The etailer’s direct retail net revenue—consisting of sales generated primarily through Wayfair’s five websites—is up 59.7 percent year over year for 2016, increasing by $1.2 billion to rest at $3.3 billion. For 2016, however, the company posted an adjusted EBITDA loss of $88.7 million, or negative 2.6 percent of total net revenue for the year. In 2015, the company posted an adjusted EBITDA loss of nearly $16 billion.
The fourth quarter sales results were also strong, growing 39.9 percent year over year, increasing by $273.4 million to land at $959 million. The fourth quarter also saw an adjusted EBITDA loss of $12 million, or negative 1.2 percent of total net revenue.
Shah also highlighted the growth in some of its newer categories, such as home improvement, housewares and mattresses. “We focus on the items that target our customer; a woman aged 35 to 65 cares about and wants to pick out herself,” he said. Housewares is included in its budding wedding registry offerings; the mattress category “is a good example of a category we historically had on the site, but didn’t merchandize well or provide the right selection.”
“Over the last year, we have started to make those investments and are now using a multi-pronged approach that includes innerspring, foam and bed-in-a-box mattresses across industry leading brands as well as our private label Wayfair suite brand. Though we still have much work to do here and a big opportunity ahead, today the mattress category is an over $100 million annualized run rate category that is growing nicely.”

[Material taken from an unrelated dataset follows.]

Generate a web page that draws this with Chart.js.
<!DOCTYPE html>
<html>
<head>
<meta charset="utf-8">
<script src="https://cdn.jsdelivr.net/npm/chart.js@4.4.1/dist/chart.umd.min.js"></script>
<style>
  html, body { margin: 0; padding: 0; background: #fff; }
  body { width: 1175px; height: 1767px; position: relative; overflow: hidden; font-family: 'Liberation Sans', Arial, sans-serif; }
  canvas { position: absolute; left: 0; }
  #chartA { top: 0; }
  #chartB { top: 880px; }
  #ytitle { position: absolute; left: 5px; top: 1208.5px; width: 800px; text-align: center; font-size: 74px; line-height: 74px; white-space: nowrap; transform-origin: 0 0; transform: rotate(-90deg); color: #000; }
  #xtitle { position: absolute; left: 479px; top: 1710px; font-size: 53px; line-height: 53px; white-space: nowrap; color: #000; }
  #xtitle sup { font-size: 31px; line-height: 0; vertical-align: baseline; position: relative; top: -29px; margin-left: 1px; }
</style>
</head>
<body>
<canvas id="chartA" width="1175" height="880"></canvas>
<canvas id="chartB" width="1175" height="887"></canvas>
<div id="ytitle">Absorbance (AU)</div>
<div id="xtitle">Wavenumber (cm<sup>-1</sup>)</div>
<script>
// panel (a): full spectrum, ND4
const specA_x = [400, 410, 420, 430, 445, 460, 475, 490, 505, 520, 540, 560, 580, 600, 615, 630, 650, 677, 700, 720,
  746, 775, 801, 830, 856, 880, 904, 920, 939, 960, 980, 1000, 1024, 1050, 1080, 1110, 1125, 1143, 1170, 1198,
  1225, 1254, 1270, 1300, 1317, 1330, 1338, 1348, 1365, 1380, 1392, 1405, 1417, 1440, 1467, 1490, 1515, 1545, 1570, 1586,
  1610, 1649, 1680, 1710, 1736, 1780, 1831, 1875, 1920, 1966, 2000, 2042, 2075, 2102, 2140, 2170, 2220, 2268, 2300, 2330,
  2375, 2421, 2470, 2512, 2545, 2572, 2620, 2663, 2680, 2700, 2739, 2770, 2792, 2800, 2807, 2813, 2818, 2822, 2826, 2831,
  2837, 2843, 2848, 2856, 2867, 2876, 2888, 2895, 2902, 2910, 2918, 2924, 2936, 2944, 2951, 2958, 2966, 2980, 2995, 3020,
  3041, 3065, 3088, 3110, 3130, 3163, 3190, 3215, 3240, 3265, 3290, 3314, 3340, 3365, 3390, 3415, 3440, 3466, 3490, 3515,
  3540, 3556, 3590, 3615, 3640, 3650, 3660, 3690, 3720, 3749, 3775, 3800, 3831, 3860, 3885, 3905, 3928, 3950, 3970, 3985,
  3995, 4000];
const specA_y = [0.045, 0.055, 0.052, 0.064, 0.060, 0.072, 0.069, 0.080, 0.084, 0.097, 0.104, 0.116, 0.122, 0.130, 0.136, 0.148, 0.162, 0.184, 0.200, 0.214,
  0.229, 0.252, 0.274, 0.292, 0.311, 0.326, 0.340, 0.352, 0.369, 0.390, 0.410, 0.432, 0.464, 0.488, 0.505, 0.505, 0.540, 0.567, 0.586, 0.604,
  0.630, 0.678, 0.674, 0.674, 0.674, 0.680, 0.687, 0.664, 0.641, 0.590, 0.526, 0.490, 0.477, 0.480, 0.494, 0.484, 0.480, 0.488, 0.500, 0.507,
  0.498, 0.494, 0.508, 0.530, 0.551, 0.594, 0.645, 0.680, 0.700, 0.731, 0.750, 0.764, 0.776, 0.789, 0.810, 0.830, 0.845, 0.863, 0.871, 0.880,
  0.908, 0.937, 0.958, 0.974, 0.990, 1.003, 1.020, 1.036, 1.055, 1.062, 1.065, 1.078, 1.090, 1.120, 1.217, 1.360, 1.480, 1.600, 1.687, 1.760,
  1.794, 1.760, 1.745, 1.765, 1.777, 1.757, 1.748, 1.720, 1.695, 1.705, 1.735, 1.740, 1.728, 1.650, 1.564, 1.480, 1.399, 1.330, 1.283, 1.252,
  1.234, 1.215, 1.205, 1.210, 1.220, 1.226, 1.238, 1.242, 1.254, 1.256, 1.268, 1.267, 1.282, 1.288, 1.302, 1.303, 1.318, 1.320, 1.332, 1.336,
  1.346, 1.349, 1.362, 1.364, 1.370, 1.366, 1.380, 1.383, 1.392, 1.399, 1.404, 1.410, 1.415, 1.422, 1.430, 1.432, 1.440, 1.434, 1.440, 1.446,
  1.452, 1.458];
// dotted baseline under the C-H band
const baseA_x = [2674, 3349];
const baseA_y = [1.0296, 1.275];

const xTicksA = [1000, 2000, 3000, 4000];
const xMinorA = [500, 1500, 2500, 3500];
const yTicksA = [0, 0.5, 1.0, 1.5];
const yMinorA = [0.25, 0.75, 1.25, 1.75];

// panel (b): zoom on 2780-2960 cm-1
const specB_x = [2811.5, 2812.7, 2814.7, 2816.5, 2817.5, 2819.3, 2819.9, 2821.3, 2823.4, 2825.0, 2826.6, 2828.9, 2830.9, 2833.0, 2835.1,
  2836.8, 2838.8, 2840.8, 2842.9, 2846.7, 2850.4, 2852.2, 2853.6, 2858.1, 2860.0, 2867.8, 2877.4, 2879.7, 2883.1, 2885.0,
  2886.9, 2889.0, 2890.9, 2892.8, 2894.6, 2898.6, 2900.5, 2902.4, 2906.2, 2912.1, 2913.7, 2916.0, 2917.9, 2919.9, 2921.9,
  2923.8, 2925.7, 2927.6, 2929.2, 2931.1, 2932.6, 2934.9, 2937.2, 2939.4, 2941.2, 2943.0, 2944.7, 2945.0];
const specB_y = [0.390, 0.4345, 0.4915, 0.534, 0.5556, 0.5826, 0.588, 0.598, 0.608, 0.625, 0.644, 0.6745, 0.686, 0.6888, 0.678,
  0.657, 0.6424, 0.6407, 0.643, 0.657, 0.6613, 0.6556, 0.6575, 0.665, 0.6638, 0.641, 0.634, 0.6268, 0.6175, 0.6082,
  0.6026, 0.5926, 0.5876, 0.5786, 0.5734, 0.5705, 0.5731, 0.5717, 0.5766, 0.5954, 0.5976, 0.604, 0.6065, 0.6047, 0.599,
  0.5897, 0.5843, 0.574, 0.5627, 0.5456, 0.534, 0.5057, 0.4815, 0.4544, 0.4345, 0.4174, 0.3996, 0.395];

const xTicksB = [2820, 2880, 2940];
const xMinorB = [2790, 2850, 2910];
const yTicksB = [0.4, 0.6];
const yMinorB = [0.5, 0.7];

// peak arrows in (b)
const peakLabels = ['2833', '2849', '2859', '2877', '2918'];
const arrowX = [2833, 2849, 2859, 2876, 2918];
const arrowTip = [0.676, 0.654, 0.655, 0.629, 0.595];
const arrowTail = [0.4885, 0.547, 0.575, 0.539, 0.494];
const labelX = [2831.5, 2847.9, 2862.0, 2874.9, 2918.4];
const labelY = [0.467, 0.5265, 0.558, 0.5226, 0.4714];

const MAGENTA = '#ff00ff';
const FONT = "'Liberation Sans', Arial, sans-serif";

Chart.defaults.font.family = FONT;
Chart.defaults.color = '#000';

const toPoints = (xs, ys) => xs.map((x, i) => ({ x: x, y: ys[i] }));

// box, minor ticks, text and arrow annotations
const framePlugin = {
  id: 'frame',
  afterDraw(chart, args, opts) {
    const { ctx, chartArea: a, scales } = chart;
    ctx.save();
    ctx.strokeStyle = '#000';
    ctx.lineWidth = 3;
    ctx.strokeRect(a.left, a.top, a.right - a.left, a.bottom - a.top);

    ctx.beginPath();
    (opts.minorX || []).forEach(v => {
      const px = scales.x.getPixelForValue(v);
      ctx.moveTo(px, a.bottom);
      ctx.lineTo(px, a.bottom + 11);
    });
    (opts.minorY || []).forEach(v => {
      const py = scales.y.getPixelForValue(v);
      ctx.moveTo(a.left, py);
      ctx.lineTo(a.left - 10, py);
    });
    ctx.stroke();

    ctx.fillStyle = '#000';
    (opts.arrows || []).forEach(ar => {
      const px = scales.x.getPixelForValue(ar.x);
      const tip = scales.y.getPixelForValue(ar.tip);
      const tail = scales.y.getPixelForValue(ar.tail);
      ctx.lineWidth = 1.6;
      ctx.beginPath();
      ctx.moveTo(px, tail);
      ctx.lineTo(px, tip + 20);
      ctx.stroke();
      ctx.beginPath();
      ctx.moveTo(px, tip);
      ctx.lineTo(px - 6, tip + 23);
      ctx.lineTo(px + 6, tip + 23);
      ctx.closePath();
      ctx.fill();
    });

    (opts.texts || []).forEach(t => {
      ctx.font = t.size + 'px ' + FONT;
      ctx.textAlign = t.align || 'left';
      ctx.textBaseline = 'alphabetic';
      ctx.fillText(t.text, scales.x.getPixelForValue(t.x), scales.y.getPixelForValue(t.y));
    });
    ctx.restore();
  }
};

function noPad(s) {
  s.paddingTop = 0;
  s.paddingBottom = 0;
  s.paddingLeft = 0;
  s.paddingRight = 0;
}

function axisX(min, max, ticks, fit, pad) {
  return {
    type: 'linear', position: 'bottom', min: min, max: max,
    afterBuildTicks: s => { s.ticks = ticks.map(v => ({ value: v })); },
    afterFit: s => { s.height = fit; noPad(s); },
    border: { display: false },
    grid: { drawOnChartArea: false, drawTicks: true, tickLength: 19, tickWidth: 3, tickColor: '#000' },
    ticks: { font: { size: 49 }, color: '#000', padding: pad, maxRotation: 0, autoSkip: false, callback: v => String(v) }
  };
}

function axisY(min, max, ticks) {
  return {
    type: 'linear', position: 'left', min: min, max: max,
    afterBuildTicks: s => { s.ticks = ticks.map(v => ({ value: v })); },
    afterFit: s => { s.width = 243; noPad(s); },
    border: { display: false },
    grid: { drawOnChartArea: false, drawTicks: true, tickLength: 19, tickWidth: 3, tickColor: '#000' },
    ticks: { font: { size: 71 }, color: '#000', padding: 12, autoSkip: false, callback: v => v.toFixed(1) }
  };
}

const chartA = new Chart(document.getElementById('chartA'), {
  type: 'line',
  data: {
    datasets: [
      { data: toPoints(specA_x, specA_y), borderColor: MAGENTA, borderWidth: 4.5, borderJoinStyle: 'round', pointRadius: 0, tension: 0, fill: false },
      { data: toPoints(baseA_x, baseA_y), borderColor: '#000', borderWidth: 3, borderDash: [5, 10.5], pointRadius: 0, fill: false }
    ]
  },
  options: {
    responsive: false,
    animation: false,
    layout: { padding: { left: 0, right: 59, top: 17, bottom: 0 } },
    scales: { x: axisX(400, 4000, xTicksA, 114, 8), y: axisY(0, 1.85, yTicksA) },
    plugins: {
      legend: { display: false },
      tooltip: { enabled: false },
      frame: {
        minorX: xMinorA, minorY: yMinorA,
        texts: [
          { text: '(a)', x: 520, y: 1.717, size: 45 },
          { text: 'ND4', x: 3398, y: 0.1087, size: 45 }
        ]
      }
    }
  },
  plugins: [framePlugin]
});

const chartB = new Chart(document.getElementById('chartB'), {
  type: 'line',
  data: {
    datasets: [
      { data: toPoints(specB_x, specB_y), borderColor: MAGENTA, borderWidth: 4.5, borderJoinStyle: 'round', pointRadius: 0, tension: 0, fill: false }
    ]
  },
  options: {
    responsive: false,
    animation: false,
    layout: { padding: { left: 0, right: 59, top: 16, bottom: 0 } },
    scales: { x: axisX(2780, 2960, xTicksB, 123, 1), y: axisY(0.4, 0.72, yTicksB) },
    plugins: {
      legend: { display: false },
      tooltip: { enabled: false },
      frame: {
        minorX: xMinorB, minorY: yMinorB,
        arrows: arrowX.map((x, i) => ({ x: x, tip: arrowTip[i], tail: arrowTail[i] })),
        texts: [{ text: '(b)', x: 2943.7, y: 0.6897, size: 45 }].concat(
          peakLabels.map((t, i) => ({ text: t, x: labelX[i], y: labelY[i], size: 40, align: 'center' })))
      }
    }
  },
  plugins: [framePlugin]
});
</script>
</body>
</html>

Following the results, Raymond James downgraded Wayfair shares to Market Perform from Outperform based on slowing U.S. revenue growth (which it estimates at around 24 percent U.S. direct growth this year, versus 54 percent last year), continued EBITDA losses near-term given continued investments in international, new businesses such as registry, categories and logistics, and its belief that shares are fairly valued at current levels, it said. “To become more constructive at current levels, we would look to see stabilizing U.S. Direct growth rates and improved operating leverage,” the firm noted.